= Lars Oostveen =

Dutch presenter, producer and actor

Lars Oostveen (born 6 September 1976 in Heiloo, Netherlands), also known by his pseudonym Lawrence Ray, is a Dutch presenter, producer and actor. He is best known for his stint as a VJ at MTV Europe, role as Sam in the show Extr@ (or more commonly known as Extra), and his role as Vico Maesland in the Dutch TV series Lotte.

== Biography ==
After high school, Oostveen studied International Management at the HEAO and attended an acting course at the Mountview Theatre School in London. He also attended several workshops in the field of media presentation and interview techniques, and he took part in the Leadership Development Program at Nyenrode Business University.

== Career ==
Oostveen gained international fame in 1996 when he was selected as a VJ by MTV during a working holiday at an Italian ski resort. From London, he presented a live program, Select MTV five days a week, where he interviewed prominent entertainers. His best show remains Mtv:new, a show which promoted avantgard alternative bands like Gorillaz and Linkin Park which were debuting at that time. He stayed with MTV Europe until 1999.

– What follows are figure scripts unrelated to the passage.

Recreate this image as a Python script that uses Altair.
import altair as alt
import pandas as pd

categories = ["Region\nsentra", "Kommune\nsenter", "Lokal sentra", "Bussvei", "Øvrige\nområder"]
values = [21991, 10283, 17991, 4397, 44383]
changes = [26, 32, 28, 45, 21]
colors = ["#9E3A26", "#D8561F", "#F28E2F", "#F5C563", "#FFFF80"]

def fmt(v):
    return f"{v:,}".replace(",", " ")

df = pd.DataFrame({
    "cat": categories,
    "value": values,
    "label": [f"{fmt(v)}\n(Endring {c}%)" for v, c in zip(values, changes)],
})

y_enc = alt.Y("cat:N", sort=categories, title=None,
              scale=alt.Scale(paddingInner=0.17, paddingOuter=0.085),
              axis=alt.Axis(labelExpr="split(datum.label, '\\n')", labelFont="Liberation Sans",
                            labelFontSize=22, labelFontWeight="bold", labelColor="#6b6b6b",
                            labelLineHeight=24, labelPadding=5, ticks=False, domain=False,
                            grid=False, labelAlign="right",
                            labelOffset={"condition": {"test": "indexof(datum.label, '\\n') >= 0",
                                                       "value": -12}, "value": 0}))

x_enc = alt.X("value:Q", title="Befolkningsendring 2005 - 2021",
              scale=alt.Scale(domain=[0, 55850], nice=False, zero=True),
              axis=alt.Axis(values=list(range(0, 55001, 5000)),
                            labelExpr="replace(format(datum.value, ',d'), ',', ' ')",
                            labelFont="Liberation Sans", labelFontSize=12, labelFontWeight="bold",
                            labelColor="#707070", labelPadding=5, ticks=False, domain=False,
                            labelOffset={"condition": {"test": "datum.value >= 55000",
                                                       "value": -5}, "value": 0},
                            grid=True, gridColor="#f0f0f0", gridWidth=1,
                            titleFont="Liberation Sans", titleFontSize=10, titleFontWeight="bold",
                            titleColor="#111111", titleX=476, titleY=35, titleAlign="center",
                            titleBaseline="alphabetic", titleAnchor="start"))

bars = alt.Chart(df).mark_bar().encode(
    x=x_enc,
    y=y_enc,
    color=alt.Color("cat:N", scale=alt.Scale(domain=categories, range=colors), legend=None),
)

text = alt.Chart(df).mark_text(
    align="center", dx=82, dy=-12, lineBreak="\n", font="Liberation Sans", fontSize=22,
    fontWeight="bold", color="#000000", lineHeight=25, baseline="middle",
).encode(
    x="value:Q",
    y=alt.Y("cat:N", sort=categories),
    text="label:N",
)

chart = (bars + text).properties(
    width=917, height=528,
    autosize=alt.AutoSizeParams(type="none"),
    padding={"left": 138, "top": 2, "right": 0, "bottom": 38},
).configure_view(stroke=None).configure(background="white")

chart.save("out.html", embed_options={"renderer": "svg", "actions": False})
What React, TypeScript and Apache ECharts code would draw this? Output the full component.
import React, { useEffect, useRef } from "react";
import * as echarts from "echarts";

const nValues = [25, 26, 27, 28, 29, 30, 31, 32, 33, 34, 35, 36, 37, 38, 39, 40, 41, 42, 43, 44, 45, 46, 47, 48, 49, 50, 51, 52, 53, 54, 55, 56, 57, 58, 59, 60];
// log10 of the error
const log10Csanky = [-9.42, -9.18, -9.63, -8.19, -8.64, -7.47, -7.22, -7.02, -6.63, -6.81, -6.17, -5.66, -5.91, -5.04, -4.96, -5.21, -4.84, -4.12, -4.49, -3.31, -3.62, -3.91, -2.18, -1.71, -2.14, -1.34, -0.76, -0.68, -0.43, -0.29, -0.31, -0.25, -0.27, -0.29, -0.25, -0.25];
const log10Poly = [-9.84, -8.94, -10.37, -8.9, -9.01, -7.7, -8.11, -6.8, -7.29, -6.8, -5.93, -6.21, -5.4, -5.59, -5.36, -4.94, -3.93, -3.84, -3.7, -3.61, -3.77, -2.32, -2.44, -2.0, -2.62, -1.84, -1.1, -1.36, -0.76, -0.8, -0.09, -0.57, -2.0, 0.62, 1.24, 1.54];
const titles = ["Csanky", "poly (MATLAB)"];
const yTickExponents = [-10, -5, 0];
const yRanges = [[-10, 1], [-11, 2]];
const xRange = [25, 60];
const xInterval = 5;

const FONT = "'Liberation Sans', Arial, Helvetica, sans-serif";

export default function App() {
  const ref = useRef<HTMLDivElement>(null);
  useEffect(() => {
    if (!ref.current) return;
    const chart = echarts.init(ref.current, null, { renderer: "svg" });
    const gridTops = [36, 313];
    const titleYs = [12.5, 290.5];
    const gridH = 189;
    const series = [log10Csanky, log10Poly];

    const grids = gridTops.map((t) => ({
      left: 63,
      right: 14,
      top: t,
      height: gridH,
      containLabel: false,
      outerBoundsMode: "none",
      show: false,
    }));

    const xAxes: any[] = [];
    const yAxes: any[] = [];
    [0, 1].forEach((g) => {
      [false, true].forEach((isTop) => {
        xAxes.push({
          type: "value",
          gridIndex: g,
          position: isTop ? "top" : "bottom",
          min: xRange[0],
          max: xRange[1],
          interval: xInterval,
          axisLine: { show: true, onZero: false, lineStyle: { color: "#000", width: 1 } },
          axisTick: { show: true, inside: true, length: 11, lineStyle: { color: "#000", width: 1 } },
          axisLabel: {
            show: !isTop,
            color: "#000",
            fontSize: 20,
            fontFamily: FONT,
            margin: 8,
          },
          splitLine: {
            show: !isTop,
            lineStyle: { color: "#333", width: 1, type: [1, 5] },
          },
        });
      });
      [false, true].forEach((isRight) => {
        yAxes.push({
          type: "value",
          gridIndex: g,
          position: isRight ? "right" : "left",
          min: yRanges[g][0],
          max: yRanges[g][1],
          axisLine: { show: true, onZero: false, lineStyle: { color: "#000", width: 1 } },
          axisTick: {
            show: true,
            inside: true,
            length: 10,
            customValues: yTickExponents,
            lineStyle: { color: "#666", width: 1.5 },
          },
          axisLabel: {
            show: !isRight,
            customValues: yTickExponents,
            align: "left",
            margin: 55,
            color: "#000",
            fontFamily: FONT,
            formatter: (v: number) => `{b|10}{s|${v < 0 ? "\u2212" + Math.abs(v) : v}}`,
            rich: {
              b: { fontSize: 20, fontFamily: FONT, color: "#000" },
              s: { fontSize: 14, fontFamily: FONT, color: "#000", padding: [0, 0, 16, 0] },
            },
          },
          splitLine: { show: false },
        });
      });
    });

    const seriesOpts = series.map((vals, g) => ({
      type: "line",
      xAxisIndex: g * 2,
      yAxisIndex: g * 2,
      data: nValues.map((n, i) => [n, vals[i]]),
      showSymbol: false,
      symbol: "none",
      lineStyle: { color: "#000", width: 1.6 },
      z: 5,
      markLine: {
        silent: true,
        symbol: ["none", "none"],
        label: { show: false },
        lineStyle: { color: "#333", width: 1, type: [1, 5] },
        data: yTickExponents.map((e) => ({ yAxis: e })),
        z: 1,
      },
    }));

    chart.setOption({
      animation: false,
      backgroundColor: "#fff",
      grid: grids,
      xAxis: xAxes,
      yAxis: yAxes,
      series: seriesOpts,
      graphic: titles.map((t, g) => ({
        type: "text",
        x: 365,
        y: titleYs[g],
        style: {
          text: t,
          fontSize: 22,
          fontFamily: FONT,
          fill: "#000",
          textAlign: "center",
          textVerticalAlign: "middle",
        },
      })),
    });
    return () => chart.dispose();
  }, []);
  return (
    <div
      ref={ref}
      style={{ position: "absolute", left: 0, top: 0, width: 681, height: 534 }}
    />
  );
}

He then moved to London to be an actor, and performed in several stage productions, television series and films in England and Germany, including a 2001 Jeroen Krabbé-directed film adaptation of Mulisch's bestseller The Discovery of Heaven.

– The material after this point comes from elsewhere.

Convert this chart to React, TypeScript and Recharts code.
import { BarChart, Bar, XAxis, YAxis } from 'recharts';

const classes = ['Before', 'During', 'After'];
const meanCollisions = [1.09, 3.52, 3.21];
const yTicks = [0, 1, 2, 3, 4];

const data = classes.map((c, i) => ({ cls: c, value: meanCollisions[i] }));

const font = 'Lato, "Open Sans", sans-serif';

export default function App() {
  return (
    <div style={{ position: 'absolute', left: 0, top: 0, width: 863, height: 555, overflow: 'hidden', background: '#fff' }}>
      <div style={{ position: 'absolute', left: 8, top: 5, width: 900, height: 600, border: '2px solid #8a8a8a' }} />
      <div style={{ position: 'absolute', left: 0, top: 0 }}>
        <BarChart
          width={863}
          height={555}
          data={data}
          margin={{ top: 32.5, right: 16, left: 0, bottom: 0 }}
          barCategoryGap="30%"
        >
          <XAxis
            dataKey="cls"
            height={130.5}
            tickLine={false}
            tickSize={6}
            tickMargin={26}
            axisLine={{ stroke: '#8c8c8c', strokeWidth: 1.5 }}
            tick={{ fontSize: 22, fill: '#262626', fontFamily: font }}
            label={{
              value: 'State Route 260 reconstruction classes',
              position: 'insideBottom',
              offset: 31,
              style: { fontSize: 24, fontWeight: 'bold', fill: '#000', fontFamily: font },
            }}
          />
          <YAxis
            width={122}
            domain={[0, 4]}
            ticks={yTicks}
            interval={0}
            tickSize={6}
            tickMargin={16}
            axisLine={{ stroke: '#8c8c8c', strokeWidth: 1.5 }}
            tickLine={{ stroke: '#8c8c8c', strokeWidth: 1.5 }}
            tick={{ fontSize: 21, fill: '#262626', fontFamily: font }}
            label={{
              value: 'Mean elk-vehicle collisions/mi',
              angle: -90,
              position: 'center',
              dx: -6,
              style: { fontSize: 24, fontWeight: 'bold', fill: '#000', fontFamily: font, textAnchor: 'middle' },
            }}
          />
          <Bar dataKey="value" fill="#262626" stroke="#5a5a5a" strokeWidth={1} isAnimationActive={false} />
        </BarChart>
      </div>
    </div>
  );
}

From 2002 to 2004 he appeared in the language education TV series Extr@. The series, which was scripted as a Friends-esque sitcom, was filmed in four different language versions; Oostveen appeared in three of them, the French, German and Spanish-language versions, for 13 episodes each, playing the same role in each, American tourist Sam Scott.

In 2006 he returned to the Netherlands. From 2006 to 2007 he had his highest-profile role, in the television series Lotte. The series aired five days each week; altogether, Oostveen appeared in over 200 episodes.

Before Lotte began in 2004, Oostveen was starting to produce a documentary for Discovery Channel of 700 candidates selected to participate in "Reel Race", a springboard for emerging talent.

Although Oostveen is still acting and leaving voice-overs, he focuses mainly on presenting and producing content-challenging projects for radio, television and online. He presented a radio program on city Amsterdam FM transmitter for broadcasting and the Salto report of Sail Amsterdam 2010. He also interviewed for the Election Omroepman / Woman of the Year for Broadcast Magazine heavyweights like Paul Witteman, Frits Barend, Erland Galjaard and Peter R. de Vries. In addition, Oostveen is attached as a producer to Eager Films, where he makes productions for major clients such as Exact and E.ON.

Oostveen speaks fluent Dutch, English, Spanish, German, French and Italian.